Lectura: Juan 19:1-8
Cada año millones de personas visitan la exposición y expresan su asombro ante los ornamentados tesoros, se trata de las Joyas de la Corona del Reino Unido. Estas joyas simbolizan el poder del reino, el prestigio y la posición social de quienes las llevan puestas, y están resguardadas durante las 24 horas del día en la Torre de Londres.
Dentro de estos tesoros encontramos tres coronas: la corona de la coronación, que se lleva cuando el monarca asume el cargo; la corona del estado, que se usa para diversas funciones especiales; y la corona del consorte, que lleva el cónyuge del monarca. Cada una tiene un propósito diferente.

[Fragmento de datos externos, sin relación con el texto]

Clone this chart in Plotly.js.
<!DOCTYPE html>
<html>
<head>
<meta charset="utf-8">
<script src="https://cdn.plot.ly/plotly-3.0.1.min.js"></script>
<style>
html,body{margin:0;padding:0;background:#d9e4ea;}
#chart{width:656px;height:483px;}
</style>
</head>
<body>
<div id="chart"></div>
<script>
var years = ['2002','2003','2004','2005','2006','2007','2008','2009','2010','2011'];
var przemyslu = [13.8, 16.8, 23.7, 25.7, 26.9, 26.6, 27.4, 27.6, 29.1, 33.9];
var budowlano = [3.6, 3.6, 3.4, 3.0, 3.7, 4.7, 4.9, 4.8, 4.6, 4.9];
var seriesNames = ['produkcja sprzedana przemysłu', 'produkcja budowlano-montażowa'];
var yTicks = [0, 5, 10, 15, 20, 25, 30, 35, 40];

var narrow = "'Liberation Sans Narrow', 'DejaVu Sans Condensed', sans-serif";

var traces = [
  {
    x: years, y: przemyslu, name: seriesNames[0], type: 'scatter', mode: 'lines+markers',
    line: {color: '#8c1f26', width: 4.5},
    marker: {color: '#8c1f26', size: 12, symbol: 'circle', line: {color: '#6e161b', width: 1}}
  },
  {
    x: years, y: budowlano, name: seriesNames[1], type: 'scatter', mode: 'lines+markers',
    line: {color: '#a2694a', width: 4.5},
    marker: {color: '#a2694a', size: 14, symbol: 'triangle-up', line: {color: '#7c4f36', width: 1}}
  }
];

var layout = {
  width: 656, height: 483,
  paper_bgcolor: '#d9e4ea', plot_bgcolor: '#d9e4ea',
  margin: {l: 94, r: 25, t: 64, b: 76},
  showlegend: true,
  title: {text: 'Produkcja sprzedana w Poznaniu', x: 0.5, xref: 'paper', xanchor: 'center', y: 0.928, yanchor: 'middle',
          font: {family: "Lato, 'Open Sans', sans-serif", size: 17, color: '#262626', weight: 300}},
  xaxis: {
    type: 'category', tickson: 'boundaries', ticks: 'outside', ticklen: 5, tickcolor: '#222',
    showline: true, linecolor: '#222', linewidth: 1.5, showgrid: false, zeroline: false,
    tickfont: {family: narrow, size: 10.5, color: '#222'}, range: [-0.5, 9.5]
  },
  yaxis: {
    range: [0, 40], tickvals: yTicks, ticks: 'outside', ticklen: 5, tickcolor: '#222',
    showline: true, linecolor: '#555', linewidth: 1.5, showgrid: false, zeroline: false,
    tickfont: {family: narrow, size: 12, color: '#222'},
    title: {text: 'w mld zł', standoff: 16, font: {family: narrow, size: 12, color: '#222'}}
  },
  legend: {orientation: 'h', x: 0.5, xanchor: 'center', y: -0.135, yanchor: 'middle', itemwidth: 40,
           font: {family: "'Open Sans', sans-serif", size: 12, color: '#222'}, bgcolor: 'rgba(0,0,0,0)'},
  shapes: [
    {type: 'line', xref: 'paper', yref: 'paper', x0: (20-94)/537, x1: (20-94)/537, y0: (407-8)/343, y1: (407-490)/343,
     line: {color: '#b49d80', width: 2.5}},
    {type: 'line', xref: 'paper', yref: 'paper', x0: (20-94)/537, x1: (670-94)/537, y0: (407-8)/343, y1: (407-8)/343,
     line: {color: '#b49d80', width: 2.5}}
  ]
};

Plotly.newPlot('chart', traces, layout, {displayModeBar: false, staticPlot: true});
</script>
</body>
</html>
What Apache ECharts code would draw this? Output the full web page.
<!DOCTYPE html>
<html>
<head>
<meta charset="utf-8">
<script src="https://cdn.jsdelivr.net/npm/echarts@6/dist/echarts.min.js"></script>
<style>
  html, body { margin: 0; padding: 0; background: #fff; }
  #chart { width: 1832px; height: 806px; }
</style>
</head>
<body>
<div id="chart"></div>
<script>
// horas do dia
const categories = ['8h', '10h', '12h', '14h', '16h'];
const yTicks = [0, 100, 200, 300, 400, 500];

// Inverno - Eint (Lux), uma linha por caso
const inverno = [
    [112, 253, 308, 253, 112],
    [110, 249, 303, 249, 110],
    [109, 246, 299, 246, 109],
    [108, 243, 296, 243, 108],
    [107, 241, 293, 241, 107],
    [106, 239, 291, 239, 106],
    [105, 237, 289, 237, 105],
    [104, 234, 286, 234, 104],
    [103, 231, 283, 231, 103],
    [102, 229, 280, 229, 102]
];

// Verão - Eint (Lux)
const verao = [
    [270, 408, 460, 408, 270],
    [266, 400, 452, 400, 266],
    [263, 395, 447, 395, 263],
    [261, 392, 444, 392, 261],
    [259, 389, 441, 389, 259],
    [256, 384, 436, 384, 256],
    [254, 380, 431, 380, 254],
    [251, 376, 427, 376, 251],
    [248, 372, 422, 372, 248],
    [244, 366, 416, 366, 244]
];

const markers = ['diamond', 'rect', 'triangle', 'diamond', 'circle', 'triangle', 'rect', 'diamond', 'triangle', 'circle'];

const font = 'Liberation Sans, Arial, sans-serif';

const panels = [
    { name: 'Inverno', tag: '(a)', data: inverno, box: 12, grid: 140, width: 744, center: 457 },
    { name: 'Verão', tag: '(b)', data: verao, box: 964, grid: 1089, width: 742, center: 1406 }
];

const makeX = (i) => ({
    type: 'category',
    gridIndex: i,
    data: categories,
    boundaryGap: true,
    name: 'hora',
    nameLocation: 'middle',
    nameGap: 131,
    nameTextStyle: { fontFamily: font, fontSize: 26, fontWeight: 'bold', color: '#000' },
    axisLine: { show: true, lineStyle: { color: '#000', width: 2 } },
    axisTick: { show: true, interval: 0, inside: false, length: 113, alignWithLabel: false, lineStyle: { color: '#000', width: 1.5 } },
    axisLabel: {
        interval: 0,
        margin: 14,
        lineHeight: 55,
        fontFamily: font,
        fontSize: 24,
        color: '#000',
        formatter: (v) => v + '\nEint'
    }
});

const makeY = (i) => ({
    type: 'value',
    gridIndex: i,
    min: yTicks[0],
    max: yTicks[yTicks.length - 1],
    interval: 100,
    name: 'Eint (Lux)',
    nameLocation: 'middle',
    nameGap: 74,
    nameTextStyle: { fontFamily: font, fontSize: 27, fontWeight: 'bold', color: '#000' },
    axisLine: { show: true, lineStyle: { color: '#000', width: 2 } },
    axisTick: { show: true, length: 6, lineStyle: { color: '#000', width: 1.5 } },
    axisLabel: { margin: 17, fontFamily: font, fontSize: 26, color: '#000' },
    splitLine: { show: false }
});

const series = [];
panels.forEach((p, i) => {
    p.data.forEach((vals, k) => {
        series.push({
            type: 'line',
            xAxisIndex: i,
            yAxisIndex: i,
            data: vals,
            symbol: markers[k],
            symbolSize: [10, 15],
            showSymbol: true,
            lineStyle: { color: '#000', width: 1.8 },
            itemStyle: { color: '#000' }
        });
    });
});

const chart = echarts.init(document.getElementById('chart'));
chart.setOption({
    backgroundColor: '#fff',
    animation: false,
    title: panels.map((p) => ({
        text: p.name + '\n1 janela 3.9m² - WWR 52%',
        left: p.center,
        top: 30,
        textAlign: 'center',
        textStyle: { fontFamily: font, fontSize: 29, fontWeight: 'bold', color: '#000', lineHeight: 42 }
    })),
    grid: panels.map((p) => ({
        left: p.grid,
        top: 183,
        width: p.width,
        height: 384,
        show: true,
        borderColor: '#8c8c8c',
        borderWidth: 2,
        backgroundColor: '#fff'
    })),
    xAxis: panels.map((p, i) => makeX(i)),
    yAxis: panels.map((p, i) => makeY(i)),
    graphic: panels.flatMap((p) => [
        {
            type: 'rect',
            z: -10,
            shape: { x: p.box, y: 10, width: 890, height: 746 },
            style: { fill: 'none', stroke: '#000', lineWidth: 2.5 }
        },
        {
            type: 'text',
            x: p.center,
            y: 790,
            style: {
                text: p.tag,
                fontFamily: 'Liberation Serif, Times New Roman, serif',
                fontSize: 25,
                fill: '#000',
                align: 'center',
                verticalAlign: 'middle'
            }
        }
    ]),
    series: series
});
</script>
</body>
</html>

Sin embargo, también existen otro tipo de coronas; por ejemplo, el Rey del cielo, quien es digno de la mayor corona y del máximo honor, llevó una muy distinta.
Durante las horas de humillación y sufrimiento que Cristo experimentó antes de ser crucificado, “los soldados entretejieron una corona de espinas y se la pusieron sobre la cabeza. Lo vistieron con un manto de púrpura” (Juan 19:2).
Aquel día, la corona, que suele ser un símbolo de realeza y honor, se convirtió en una herramienta de burla y odio. No obstante, nuestro Salvador la llevó voluntariamente por nosotros al cargar con nuestro pecado y vergüenza. Aquel que merecía la mejor de todas las coronas, tomó la peor para beneficiarnos.
- No merecemos tanto amor Señor, gracias por amarnos más allá de lo imaginable.
- ¡Esperamos tu regreso, oh Rey de reyes y Señor de señores! ¡Ven pronto!
HG/MD
“Por lo demás, me está reservada la corona de justicia, la cual me dará el Señor, el Juez justo, en aquel día. Y no solo a mí sino también a todos los que han amado su venida” (2 Timoteo 4:8).